Last Thursday, after finishing the Mincha services on the 9th of Av, I noticed we had about 30 minutes before the fast ended. Seeing the hungry faces of our dear congregants, I knew they weren’t in the mood for another sermon. So I decided to do something different.
I invited them to share interesting childhood stories.
After a few short and sweet stories, a person stood up. His name was Dr. Paul Klein. Usually he attends Chabad of Wayne, but today he joined his cousin Martin to pray with us.
“My story might sound unbelievable,” he began, “but it’s true. This is my childhood story.
“When I was six years old, I blew up.”
Everyone perked up. What could that mean?

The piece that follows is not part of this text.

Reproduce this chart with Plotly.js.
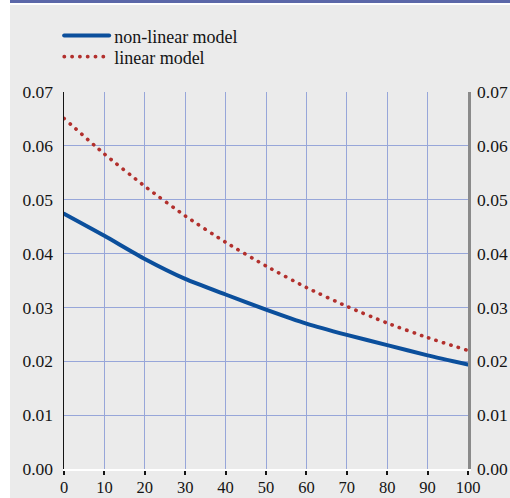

He explained that he attended a makeshift fireworks display as a child, and a “rocket firework” landed near him and exploded. He was severely injured.
What followed was a nightmare. His mother soaked up his blood with a towel while his father drove them to the nearest hospital as quickly as possible. The doctors saved his life but wanted to amputate his hands.
“My father was a tough blue-collar worker. He grabbed the doctor by his lapel and said, ‘Doctor, you must try other things before you amputate.’”
And so they did.
This story occurred in the late 1960s when the field of reattaching limbs and veins was in its infancy. “Some of the operations I went through ended up in medical books because they were the first of their kind!” he exclaimed.
Growing up, people told him he would “amount to nothing” due to his injuries and deformities. Many doubted him when he chose to go to medical school to become a doctor and give back to the medical community. But he persisted.
Today, he’s a surgeon performing the same surgeries he underwent as a child.
“For years, I was angry with God,” he said. “Why did this happen to me? Why did I have to suffer so much?
“But then I found my life’s purpose. Because of my experience, doctors were able to help so many people. And now, I dedicate my life to aiding others dealing with similar issues I experienced as a child.”
This story deeply moved me. I hadn’t expected to hear such an incredible tale when I invited the congregation to share stories to pass the time until the fast end.
When I returned home after the break-fast and prepared for the upcoming Shabbat — known as “Shabbat Nachamu,” or the Shabbat of comfort — I came across a letter from the rebbe.
In this letter, the rebbe discussed the verse in our Haftarah “Nachamu, nachmu ami,” “comfort, comfort my people.” Why the repetition?
True comfort isn’t just when pain is eased but reversed. Instead of feeling pain, you feel pleasure. Understanding the suffering one has endured provides one level of comfort. But a more profound level comes when they realize that the suffering was for a hidden good.
I’ve just witnessed someone who has experienced this double comfort.
May we all enjoy only revealed good from this point forward.
And let’s pray that we all experience double comfort. On an individual level, we should be able to look back at past hardships and see how it was all good for us. And collectively, as a nation, we should be able to do the same with the coming of Moshiach very soon. Amen.